Work to be completed >>
Exactly reproduce the lines of the listing below from the one containing "Emit a LaTeX" through the one containing "(pin14) at (679,514)". Skip the images.

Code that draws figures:

—————

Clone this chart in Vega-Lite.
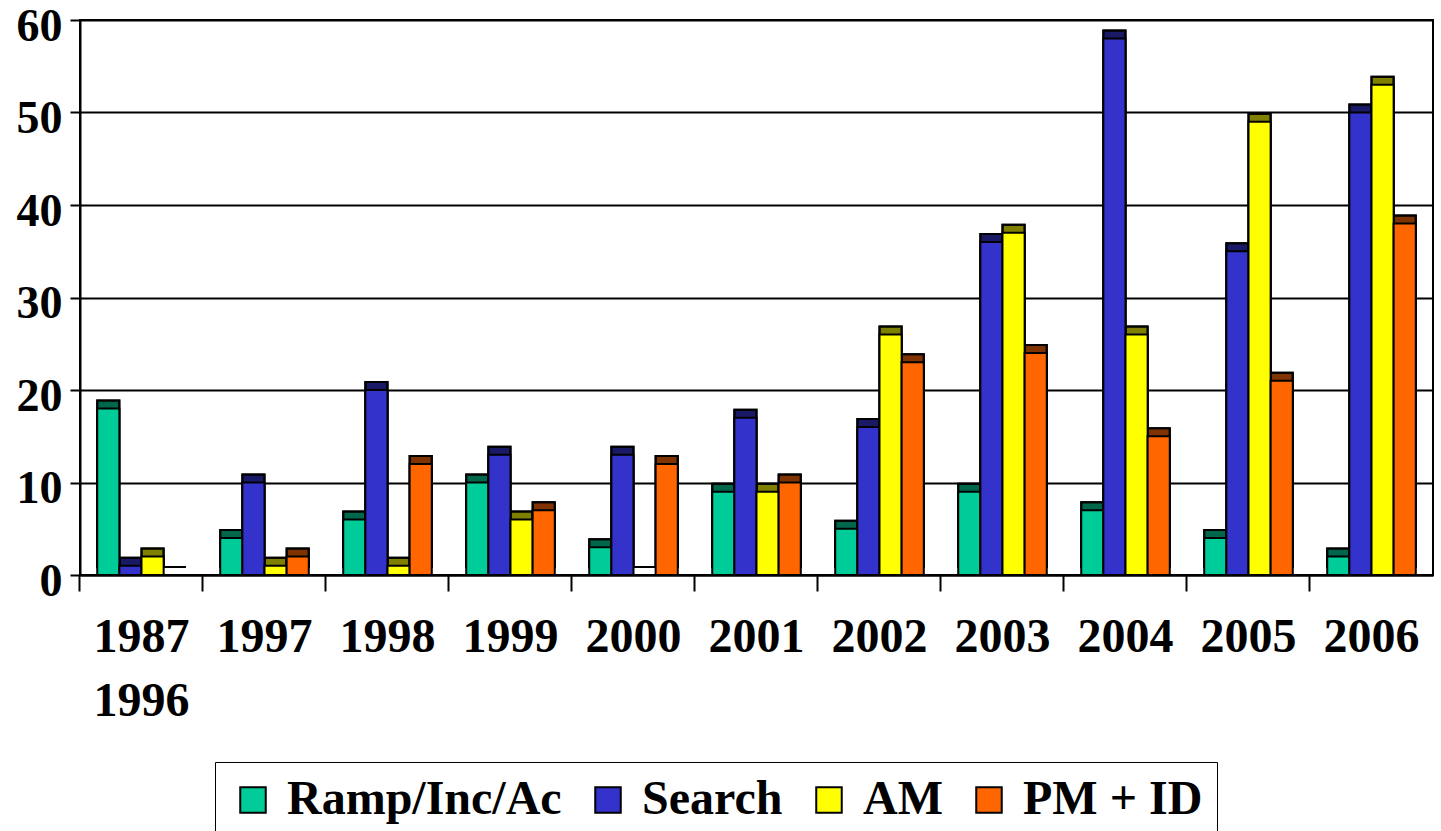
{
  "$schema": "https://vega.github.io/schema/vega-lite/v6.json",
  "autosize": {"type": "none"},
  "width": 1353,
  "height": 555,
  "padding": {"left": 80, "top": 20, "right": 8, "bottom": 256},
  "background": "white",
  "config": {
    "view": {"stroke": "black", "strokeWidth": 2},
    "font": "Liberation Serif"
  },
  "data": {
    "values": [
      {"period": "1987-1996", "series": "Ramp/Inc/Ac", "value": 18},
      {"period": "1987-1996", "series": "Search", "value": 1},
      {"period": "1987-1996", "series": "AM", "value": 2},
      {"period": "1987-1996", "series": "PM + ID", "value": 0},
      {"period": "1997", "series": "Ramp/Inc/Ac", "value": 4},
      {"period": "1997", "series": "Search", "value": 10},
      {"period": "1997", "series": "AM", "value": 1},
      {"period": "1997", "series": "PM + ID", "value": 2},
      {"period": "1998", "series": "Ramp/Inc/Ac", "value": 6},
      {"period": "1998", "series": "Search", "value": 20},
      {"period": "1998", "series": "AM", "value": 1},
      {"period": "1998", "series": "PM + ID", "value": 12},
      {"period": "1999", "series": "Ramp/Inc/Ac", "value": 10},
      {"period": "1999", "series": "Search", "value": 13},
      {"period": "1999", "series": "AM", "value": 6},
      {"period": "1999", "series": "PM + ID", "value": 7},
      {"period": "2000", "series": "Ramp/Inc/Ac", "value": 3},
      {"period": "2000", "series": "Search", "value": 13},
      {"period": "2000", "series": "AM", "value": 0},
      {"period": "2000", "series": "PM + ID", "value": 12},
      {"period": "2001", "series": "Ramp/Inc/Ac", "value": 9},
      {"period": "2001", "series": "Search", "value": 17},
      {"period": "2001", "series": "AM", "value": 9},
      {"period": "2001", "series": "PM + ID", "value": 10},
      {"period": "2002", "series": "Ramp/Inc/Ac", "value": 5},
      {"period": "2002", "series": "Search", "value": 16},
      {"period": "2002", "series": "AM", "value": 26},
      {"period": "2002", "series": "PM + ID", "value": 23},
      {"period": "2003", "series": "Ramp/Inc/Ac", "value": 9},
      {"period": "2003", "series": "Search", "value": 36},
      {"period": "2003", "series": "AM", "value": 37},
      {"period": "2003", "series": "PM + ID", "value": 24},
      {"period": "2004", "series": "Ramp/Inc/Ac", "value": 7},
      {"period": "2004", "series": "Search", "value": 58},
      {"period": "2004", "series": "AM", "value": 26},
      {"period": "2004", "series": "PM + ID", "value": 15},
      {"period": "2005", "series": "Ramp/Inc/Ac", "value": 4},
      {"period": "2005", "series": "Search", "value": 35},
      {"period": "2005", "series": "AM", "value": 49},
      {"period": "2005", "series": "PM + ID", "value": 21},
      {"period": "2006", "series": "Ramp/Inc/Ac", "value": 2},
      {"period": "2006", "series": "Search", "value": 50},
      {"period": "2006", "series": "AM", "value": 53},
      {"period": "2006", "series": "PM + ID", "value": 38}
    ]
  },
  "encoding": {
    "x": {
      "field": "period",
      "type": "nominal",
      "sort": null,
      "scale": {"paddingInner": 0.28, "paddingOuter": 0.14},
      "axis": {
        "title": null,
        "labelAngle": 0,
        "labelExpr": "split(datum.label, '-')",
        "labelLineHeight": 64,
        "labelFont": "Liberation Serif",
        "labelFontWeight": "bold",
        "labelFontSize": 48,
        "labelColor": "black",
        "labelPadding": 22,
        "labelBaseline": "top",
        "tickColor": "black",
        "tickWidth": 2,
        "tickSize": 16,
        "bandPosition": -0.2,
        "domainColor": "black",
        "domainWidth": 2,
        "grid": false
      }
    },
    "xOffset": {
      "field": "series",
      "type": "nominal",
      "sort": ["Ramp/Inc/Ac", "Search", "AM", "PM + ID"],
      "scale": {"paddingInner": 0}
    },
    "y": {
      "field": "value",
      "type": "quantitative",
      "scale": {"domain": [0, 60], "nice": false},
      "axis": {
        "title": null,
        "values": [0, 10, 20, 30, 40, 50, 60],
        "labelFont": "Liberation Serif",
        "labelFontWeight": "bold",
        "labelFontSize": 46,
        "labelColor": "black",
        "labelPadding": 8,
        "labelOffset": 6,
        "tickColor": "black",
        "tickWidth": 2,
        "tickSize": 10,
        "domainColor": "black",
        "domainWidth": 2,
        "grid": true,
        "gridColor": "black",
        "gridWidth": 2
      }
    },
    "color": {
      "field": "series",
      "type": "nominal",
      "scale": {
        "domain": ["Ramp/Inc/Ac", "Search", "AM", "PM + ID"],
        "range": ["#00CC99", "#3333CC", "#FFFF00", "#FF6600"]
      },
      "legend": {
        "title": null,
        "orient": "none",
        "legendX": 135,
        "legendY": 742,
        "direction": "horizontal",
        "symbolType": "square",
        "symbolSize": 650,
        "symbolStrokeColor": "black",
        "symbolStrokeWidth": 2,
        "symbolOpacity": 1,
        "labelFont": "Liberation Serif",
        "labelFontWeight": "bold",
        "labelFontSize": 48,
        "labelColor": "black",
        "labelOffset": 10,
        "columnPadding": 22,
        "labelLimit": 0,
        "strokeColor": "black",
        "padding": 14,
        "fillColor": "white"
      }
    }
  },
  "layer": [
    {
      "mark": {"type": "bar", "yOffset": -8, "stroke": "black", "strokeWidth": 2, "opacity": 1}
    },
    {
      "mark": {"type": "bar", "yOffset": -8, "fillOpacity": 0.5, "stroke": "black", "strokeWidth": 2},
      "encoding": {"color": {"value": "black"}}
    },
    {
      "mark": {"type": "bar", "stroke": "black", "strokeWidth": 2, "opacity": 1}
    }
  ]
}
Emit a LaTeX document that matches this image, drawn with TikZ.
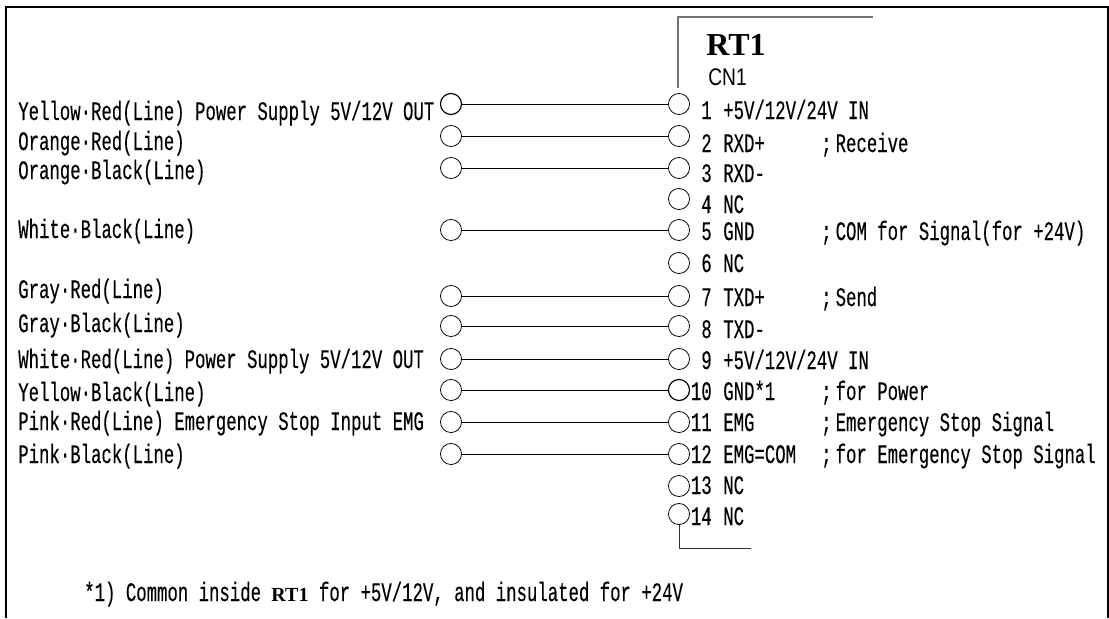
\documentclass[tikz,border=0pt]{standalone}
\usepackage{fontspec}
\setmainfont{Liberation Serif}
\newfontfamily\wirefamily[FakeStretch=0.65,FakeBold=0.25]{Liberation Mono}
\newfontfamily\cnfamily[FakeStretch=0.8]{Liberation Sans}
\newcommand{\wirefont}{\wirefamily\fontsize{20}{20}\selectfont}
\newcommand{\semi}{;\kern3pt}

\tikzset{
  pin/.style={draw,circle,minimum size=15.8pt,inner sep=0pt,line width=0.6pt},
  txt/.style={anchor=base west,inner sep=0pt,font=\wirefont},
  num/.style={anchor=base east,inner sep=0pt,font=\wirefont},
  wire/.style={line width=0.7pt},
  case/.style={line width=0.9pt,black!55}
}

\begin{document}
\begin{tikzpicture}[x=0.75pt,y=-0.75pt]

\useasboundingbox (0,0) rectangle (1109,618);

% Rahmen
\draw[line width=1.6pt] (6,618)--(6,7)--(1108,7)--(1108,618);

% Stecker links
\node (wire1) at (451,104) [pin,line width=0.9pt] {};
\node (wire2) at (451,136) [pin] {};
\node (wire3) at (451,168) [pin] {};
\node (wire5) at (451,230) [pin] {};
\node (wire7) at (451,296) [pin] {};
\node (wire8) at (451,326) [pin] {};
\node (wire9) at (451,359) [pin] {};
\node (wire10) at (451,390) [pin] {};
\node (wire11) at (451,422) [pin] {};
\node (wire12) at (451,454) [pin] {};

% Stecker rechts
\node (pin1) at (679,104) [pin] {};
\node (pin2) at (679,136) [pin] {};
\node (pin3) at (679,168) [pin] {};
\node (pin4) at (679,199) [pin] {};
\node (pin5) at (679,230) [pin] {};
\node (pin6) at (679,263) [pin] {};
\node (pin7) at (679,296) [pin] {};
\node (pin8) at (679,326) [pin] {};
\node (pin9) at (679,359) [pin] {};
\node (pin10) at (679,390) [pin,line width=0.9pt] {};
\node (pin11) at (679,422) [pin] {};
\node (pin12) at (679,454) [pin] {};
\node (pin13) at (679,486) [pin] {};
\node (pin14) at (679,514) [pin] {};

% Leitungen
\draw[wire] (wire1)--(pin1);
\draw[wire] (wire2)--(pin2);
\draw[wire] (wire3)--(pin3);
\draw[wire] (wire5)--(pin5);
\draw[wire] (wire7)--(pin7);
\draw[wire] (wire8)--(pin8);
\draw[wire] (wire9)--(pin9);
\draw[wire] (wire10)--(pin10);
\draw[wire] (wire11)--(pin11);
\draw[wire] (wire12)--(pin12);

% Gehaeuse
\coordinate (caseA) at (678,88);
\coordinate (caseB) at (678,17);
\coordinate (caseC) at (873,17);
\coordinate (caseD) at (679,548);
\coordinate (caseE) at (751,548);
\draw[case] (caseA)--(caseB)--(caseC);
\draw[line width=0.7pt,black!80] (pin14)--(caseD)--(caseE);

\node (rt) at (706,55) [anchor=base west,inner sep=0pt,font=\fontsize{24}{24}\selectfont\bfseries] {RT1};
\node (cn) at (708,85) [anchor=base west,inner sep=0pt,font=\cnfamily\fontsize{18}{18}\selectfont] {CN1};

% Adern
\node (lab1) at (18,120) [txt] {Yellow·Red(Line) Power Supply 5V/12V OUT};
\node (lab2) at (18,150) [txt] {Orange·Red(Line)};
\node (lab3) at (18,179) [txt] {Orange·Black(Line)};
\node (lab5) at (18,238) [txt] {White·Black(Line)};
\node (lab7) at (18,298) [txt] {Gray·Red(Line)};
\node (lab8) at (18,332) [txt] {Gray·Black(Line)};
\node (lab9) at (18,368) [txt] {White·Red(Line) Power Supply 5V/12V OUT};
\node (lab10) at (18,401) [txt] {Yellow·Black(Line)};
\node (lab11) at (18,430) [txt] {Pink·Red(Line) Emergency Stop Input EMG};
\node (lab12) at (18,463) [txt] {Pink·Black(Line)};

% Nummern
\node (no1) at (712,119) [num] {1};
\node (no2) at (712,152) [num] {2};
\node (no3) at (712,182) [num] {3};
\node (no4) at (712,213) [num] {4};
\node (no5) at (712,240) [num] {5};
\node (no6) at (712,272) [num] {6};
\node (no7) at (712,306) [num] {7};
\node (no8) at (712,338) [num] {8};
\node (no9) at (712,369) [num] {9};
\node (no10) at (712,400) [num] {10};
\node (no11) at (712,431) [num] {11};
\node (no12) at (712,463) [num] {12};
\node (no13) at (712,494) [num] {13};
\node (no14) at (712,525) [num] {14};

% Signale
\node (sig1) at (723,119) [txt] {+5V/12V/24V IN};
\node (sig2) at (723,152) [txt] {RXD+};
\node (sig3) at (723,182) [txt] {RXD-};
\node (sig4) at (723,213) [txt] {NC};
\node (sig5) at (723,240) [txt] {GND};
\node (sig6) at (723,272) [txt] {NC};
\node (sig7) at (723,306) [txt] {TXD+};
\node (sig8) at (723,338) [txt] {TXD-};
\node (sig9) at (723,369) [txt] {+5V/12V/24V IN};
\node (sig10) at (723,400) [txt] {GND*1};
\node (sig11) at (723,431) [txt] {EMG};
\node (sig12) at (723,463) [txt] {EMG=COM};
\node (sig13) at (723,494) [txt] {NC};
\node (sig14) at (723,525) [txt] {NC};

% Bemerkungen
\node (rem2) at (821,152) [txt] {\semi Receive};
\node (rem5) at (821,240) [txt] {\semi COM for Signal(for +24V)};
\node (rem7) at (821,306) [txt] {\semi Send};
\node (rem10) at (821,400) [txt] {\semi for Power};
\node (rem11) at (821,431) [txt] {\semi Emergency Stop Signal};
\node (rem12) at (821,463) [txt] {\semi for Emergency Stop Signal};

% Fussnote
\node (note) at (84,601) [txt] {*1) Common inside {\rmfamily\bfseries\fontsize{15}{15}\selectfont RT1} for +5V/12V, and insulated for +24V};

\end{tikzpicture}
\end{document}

—————

Answer to the problem >>
Emit a LaTeX document that matches this image, drawn with TikZ.
\documentclass[tikz,border=0pt]{standalone}
\usepackage{fontspec}
\setmainfont{Liberation Serif}
\newfontfamily\wirefamily[FakeStretch=0.65,FakeBold=0.25]{Liberation Mono}
\newfontfamily\cnfamily[FakeStretch=0.8]{Liberation Sans}
\newcommand{\wirefont}{\wirefamily\fontsize{20}{20}\selectfont}
\newcommand{\semi}{;\kern3pt}

\tikzset{
  pin/.style={draw,circle,minimum size=15.8pt,inner sep=0pt,line width=0.6pt},
  txt/.style={anchor=base west,inner sep=0pt,font=\wirefont},
  num/.style={anchor=base east,inner sep=0pt,font=\wirefont},
  wire/.style={line width=0.7pt},
  case/.style={line width=0.9pt,black!55}
}

\begin{document}
\begin{tikzpicture}[x=0.75pt,y=-0.75pt]

\useasboundingbox (0,0) rectangle (1109,618);

% Rahmen
\draw[line width=1.6pt] (6,618)--(6,7)--(1108,7)--(1108,618);

% Stecker links
\node (wire1) at (451,104) [pin,line width=0.9pt] {};
\node (wire2) at (451,136) [pin] {};
\node (wire3) at (451,168) [pin] {};
\node (wire5) at (451,230) [pin] {};
\node (wire7) at (451,296) [pin] {};
\node (wire8) at (451,326) [pin] {};
\node (wire9) at (451,359) [pin] {};
\node (wire10) at (451,390) [pin] {};
\node (wire11) at (451,422) [pin] {};
\node (wire12) at (451,454) [pin] {};

% Stecker rechts
\node (pin1) at (679,104) [pin] {};
\node (pin2) at (679,136) [pin] {};
\node (pin3) at (679,168) [pin] {};
\node (pin4) at (679,199) [pin] {};
\node (pin5) at (679,230) [pin] {};
\node (pin6) at (679,263) [pin] {};
\node (pin7) at (679,296) [pin] {};
\node (pin8) at (679,326) [pin] {};
\node (pin9) at (679,359) [pin] {};
\node (pin10) at (679,390) [pin,line width=0.9pt] {};
\node (pin11) at (679,422) [pin] {};
\node (pin12) at (679,454) [pin] {};
\node (pin13) at (679,486) [pin] {};
\node (pin14) at (679,514) [pin] {};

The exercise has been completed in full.